Monday, March 31, 2003

I have to wonder if it is the smell of blood or the hormones. Feel like a trapped, wounded animal--know I've got the crazy darting eyes and futile, jerky motions. Want somebody to let me out, calm me down, bandage my wounds and distract me, but I know that's not anybody's job. I suppose I'll just have to chew my own leg off.

smoking in fetal position on floor at home good.
work bad.

Not feeling good. Funny thing happened in the bathroom, though. Was sitting on the toilet seat cover and it caved in a bit, with a pop, and scared me good. Aren't those things for sitting on and hiding? Or are they just for hiding?

Moop.

Friday, March 28, 2003

I think I got up too early this morning. It meant that I arrived here in good time, that my bike ride was pleasantly unassaulted by rush-hour traffic, and that I've actually gotten a good bit of work done this morning. Listened to Nat King Cole on the radio, smoked, had my tea, watched the news all before I left the apartment. But when it got right down to it, I didn't want to leave the apartment anymore. I had too much time to think: about the news, about my life, about the puppy and people I'm far away from.

Seriously, I can feel myself back on the downslope into major depression. But maybe it's just hormonal. Somebody get me a yam.

"I love rock and roll" is so totally stuck in my head right now. Put another dime in the jukebox, baby. Why don't offices have jukeboxes, man?

Thursday, March 27, 2003

Train trips are a riot! Plenty of beautiful scenery, but you come in 24 hours late, get propositioned by sailors (and must decline gracefully), and end up hitching a ride with really nice guys who just happen to be smoking up in the car so that you come into work smelling like weed. Hey. I did meet a really nice guy from Cicero. And I got to go through Chicago--I love you, big shouldered city with all your pearly gray skies and wicked cool painted-but-peeling brick!!!!

Friday, March 21, 2003

So, y'all, I am off to Missourah for the weekend--the snow is pretty much melted, and I will be taking off tonight after work. And after I pack and stuff. The big news is that a) we may have a new editor, b) we had a very funny cover-design meeting that the candidate attended and in which we decided to use the photo we have of the candidate's daughter (one of our models) sporting an extremely come-hither look. It was decided that that photo was most "evocative" of "the theme of special occasions". Also, c) I have shitloads of work to do before I leave in an hour and a half and d) I have an evaluation next week.

So this is really just an Aloha--you may contemplate this while I'm gone. Email me if you have clever ideas.

Thursday, March 20, 2003

Dudes.

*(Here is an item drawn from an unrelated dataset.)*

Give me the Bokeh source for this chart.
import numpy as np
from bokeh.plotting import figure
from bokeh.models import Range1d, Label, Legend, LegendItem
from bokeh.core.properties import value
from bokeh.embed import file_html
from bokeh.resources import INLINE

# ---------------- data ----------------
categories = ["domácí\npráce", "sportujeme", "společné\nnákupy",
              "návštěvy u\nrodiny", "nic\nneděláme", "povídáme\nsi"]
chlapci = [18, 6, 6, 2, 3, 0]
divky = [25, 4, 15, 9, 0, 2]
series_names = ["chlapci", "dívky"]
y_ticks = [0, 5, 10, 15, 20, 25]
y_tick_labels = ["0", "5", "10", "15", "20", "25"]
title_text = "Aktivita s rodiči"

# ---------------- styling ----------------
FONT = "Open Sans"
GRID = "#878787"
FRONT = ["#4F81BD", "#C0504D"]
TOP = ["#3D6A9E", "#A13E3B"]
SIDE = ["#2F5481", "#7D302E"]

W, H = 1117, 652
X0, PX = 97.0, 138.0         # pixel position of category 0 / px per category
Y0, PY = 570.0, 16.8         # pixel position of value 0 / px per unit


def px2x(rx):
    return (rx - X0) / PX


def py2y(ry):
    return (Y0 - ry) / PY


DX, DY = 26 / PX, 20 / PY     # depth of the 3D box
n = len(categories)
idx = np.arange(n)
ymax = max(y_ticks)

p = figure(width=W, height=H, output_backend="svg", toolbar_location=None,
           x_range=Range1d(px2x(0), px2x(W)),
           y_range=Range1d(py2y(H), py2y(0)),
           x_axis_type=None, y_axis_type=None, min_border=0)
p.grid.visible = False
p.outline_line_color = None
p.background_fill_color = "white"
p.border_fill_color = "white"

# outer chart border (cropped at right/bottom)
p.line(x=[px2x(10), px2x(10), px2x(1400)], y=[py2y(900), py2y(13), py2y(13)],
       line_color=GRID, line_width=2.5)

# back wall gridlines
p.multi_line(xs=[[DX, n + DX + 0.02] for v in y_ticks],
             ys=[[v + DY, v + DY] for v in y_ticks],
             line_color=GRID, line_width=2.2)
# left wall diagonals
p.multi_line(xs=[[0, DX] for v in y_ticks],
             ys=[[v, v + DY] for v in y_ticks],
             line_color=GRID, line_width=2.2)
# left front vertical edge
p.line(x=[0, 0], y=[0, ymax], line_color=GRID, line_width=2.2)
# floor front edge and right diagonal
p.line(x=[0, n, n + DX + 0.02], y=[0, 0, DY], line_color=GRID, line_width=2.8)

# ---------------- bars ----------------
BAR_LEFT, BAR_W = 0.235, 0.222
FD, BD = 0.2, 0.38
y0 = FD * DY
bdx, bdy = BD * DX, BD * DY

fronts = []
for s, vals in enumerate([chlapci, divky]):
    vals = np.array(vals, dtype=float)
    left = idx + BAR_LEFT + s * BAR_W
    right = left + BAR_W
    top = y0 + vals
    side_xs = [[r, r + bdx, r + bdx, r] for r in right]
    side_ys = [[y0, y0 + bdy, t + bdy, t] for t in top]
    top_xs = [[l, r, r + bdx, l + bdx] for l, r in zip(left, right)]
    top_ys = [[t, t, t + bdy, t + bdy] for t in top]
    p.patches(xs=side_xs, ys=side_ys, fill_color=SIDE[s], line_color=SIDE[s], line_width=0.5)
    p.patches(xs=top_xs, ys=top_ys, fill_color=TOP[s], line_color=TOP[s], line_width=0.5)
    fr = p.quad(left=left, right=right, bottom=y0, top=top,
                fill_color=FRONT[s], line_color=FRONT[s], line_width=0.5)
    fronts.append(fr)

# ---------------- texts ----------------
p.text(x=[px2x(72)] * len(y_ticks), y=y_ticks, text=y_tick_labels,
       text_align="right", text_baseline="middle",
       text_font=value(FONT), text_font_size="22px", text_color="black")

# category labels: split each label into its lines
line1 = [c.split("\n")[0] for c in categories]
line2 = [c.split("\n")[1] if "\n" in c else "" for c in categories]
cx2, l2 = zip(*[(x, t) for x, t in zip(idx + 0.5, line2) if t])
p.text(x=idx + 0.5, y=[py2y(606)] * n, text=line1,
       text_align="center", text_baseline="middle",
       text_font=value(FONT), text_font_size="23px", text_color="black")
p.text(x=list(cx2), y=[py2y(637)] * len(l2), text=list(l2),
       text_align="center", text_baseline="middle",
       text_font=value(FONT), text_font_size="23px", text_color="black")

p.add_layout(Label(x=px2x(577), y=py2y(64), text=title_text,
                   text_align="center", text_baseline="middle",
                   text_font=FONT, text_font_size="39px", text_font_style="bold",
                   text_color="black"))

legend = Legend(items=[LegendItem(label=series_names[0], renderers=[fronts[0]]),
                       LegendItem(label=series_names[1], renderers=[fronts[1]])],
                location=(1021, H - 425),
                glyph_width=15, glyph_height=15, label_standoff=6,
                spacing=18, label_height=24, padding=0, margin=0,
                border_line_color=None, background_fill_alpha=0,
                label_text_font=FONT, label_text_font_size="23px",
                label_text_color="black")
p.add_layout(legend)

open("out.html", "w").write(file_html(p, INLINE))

So I totally went and purchased a serving of tiramisu from the little "Brooklyn-style" deli accross the street, and I was all like "$4.25 for that tiny thing!?!" but then I was like "Well, it is pretty good" but then again I was like "Why in the hay is it frozen, yo?" but then I was finally like "Huh. Why is the writing on the little flying-saucer cup it came in in Italian? Woah!!! It was made in, like, Milan! Dude!"

True story.

Bleh. I am disgruntled. This article cannot be fixed, that's just the way it is.

When I scratch the wrist support in front of my keyboard, a fine white dust flies up, but it is brand new, I don't get it.

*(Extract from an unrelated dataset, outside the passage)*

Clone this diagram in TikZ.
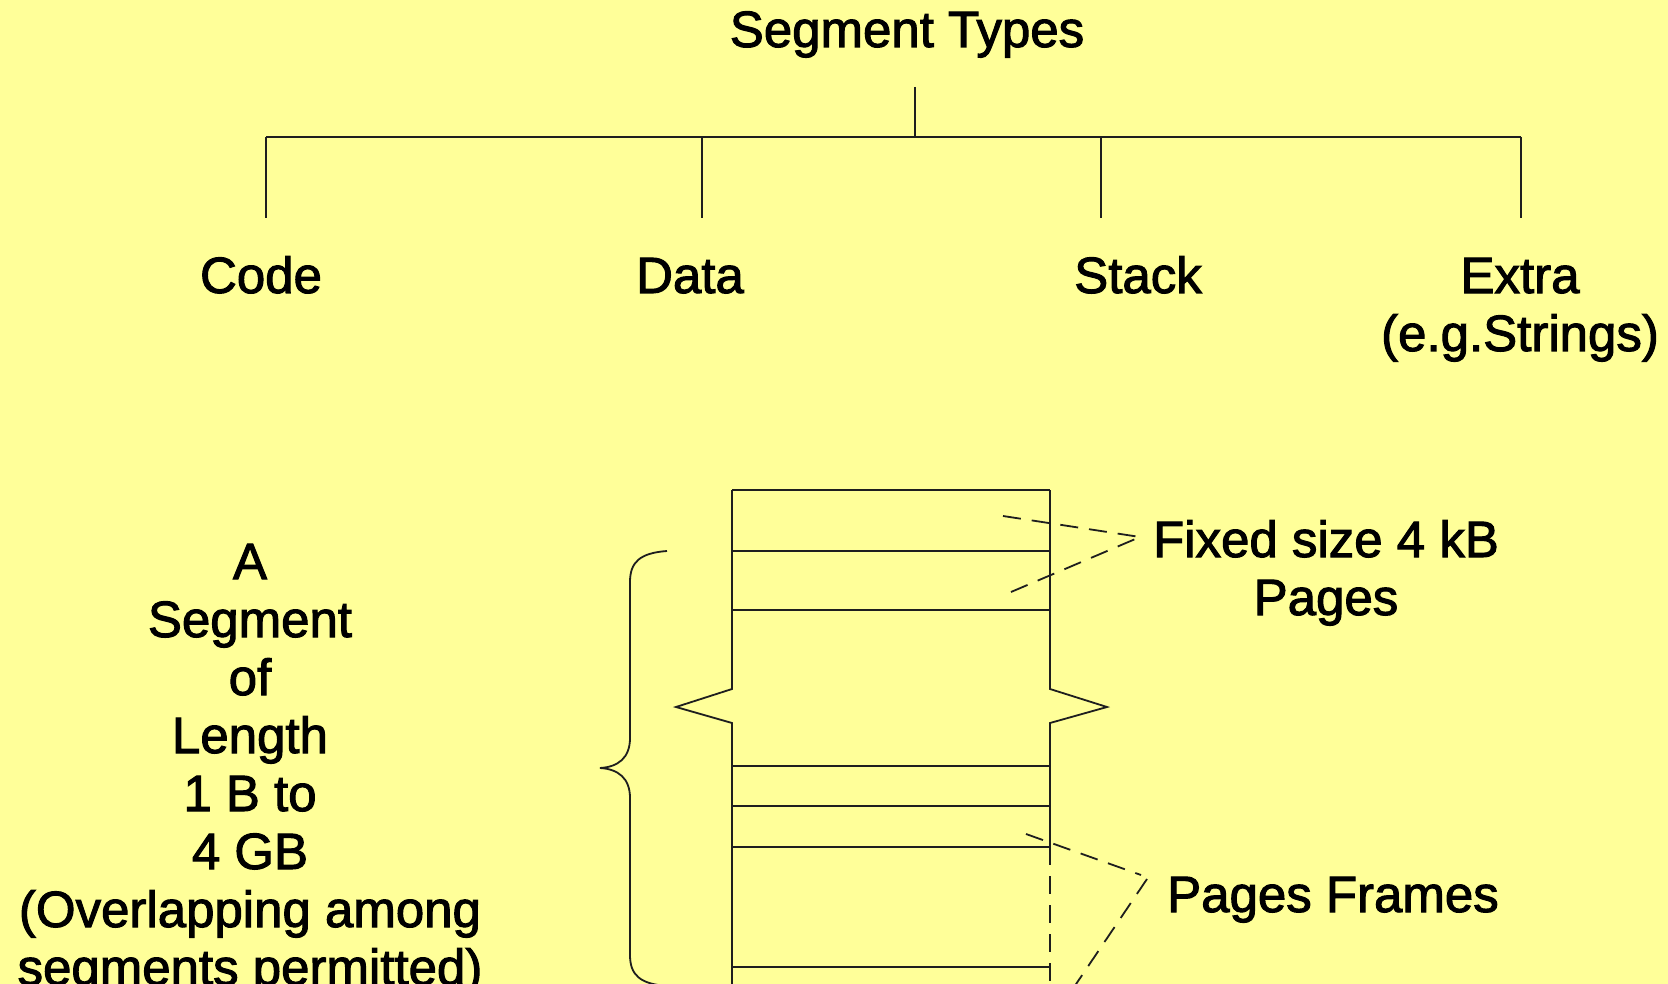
\documentclass[tikz,border=0pt]{standalone}
\usepackage{fontspec}
\setmainfont{Liberation Sans}[FakeBold=2]
\definecolor{bg}{RGB}{255,255,153}
\definecolor{ink}{RGB}{30,30,30}
\begin{document}
\begin{tikzpicture}[x=1pt,y=-1pt,
  lbl/.style={font=\fontsize{51}{58}\selectfont, inner sep=0pt, anchor=base, align=center, text=black},
  ln/.style={draw=ink, line width=1.8pt},
  dsh/.style={draw=ink, line width=1.8pt, dash pattern=on 18pt off 11pt}]
\useasboundingbox (0,0) rectangle (1668,984);
\fill[bg] (0,0) rectangle (1668,984);
\clip (0,0) rectangle (1668,984);

% tree
\node[lbl] (title) at (907,47) {Segment Types};
\coordinate (root) at (915,87);
\coordinate (bus) at (915,137);
\coordinate (b1) at (266,137);
\coordinate (b2) at (702,137);
\coordinate (b3) at (1101,137);
\coordinate (b4) at (1521,137);
\coordinate (d1) at (266,218);
\coordinate (d2) at (702,218);
\coordinate (d3) at (1101,218);
\coordinate (d4) at (1521,218);
\draw[ln] (root) -- (bus);
\draw[ln] (b1) -- (b4);
\draw[ln] (b1) -- (d1);
\draw[ln] (b2) -- (d2);
\draw[ln] (b3) -- (d3);
\draw[ln] (b4) -- (d4);
\node[lbl] (code) at (261,293) {Code};
\node[lbl] (data) at (690,293) {Data};
\node[lbl] (stack) at (1138,293) {Stack};
% base anchor of a multi-line node = baseline of its last line
\node[lbl] (extra) at (1520,351) {Extra\\(e.g.Strings)};

% left text
\node[lbl] (seg) at (250,985) {A\\Segment\\of\\Length\\1 B to\\4 GB\\(Overlapping among\\segments permitted)};

% brace
\draw[ln] (667,551) .. controls (640,553) and (630,562) .. (630,582) -- (630,738)
  .. controls (630,758) and (618,767) .. (600,768)
  .. controls (618,769) and (630,778) .. (630,798) -- (630,955)
  .. controls (630,975) and (640,984) .. (667,986);

% segment box
\draw[ln] (732,490) -- (1050,490);
\foreach \yy in {551,610,766,806,847,967}
  \draw[ln] (732,\yy) -- (1050,\yy);
\draw[ln] (732,490) -- (732,689) -- (676,707) -- (732,723) -- (732,995);
\draw[ln] (1050,490) -- (1050,689) -- (1107,707) -- (1050,723) -- (1050,847);
\draw[dsh] (1050,847) -- (1050,995);

% labels right
\node[lbl] (fixed) at (1326,615) {Fixed size 4 kB\\Pages};
\node[lbl] (frames) at (1333,912) {Pages Frames};

\coordinate (fa) at (1140,537);
\coordinate (p1) at (1003,516);
\coordinate (p2) at (1011,592);
\draw[dsh] (p1) -- (fa);
\draw[dsh] (p2) -- (fa);

\coordinate (ga1) at (1141,875);
\coordinate (ga2) at (1147,879);
\coordinate (q1) at (1026,834);
\coordinate (q2) at (1068,996);
\draw[dsh] (q1) -- (ga1);
\draw[dsh] (ga2) -- (q2);
\end{tikzpicture}
\end{document}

I did laundry last night. So true.



The Pink Angora hat--you can barely see it, but it turned out a leetle ginormous and so I will have to keep it for my big head instead of giving it to the person it was intended for.

I'm a busy bee today--more later.

Tuesday, March 18, 2003

This is a shitty scan of a shitty polaroid of me trying to look like I'm not the one taking the photo and I'm surprised.

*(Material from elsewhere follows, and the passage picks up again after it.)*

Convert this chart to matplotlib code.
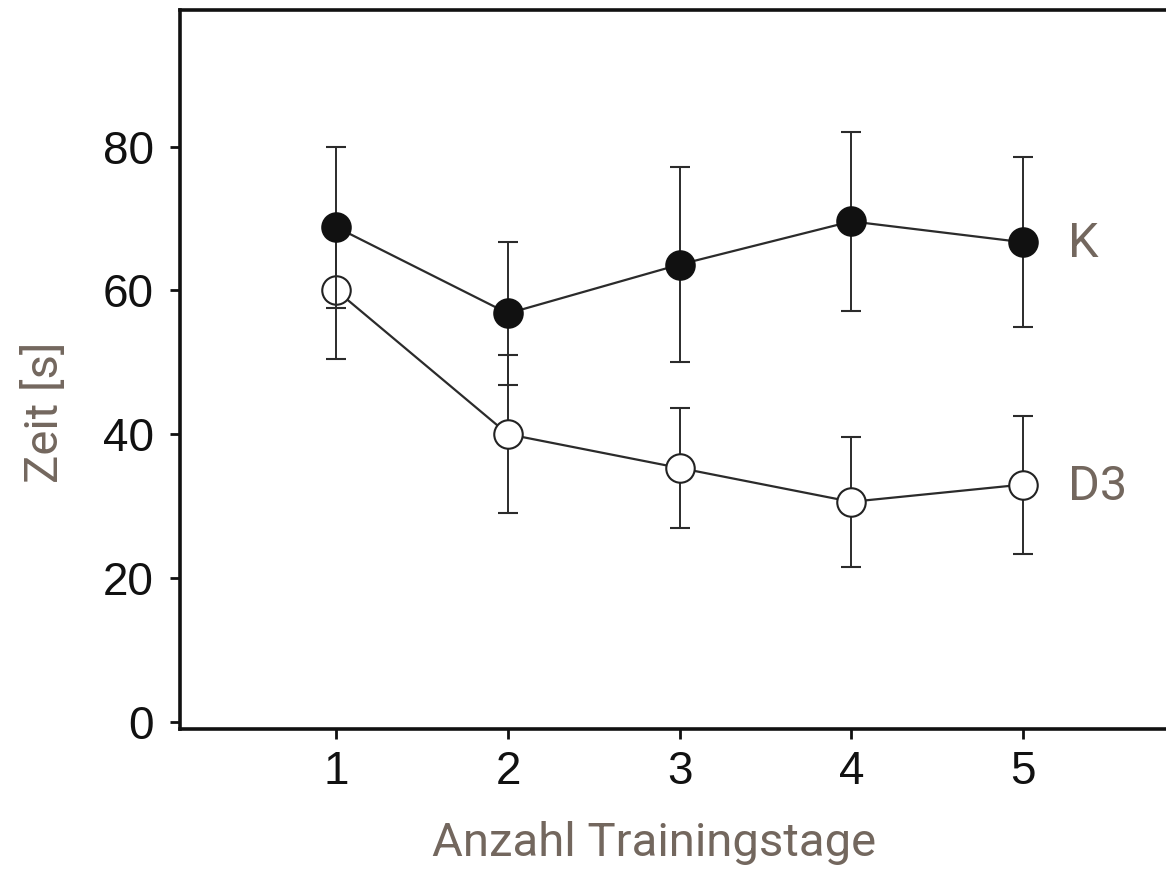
import matplotlib
matplotlib.use("Agg")
import matplotlib.pyplot as plt

# Trainingstage
tage = [1, 2, 3, 4, 5]

# Gruppe K (gefuellte Kreise)
k_mean = [68.8, 56.8, 63.6, 69.6, 66.7]
k_err = [11.2, 10.0, 13.5, 12.5, 11.8]

# Gruppe D3 (offene Kreise)
d3_mean = [60.0, 40.0, 35.3, 30.6, 33.0]
d3_err = [9.6, 11.0, 8.4, 9.0, 9.6]

label_farbe = "#73675e"
linien_farbe = "#2b2b2b"

fig = plt.figure(figsize=(11.66, 8.69), dpi=100)
ax = fig.add_axes([180 / 1166, 1 - 729 / 869, 1 - 180 / 1166 + 0.01, (729 - 10) / 869])

ax.errorbar(tage, d3_mean, yerr=d3_err, color=linien_farbe, lw=1.6, elinewidth=1.4,
            capsize=7.5, capthick=1.4, marker="o", ms=20.5, mfc="white", mec="#222222",
            mew=1.5, zorder=3)
ax.errorbar(tage, k_mean, yerr=k_err, color=linien_farbe, lw=1.6, elinewidth=1.4,
            capsize=7.5, capthick=1.4, marker="o", ms=20.5, mfc="#111111", mec="#111111",
            mew=1.5, zorder=4)

ax.text(5.26, k_mean[-1] - 0.3, "K", fontsize=35, family="Roboto", color=label_farbe,
        va="center", ha="left")
ax.text(5.26, d3_mean[-1] - 0.3, "D3", fontsize=35, family="Roboto", color=label_farbe,
        va="center", ha="left")

ax.set_xlim(0.09, 5.9)
ax.set_ylim(-1, 99)
ax.set_xticks(tage)
ax.set_yticks([0, 20, 40, 60, 80])
ax.tick_params(labelsize=33, width=2, length=7, direction="out", colors="#111111")
ax.tick_params(axis="y", pad=12)
ax.tick_params(axis="x", pad=8)
for lab in ax.get_xticklabels() + ax.get_yticklabels():
    lab.set_family("Liberation Sans")

for s in ["left", "top", "bottom"]:
    ax.spines[s].set_linewidth(2.6)
    ax.spines[s].set_color("#111111")
ax.spines["right"].set_visible(False)

ax.set_xlabel("Anzahl Trainingstage", fontsize=34, family="Roboto", color=label_farbe)
ax.set_ylabel("Zeit [s]", fontsize=34, family="Roboto", color=label_farbe)
ax.xaxis.set_label_coords((654.5 - 180) / (1166 - 180 + 11.66), -0.128)
ax.yaxis.set_label_coords(-0.113, 0.44)

fig.savefig("out.png", dpi=100)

Ta-dah! The choker/collar I knitted for the staff project is somewhat fuzzily visible to all--which was the point of this exercise. If you can't see the photo, VillagePhoto (free image hosting site) is down. Again.

I had the most perfectly enchanting conversation last night with a dear chum. It was swell, I felt like Cinderella at the ball, until the clock struck midnight--or, rather, until the storm done killt my cell reception. Oi. *Wave* Hello, chum of mine!

There's a foot of snow on the ground now, which means that almost everybody who doesn't live in Loveland has taken the day off. My boss just left, asking on her way out if I had any knitting on hand to play with--saying she knows that it's well-nigh impossible to concentrate on a day like this when no one else is around. ( How sweet is that!?!!) Alas, though, no, I did not bring any projects to distract me. I will probably have to actually work between fits of blogging.

I am so peeved about the current political situation. Urgh.

Monday, March 17, 2003

Well. I was going to ask why on earth Japanese knitting magazines don't have a single non-white model in them. Weird, eh?

But then: why would American magazines have no non-skinny models?

Baby Knits from Dale of Norway made me cry.

Friday, March 14, 2003

Migraines aren't fun, but polaroid cameras are!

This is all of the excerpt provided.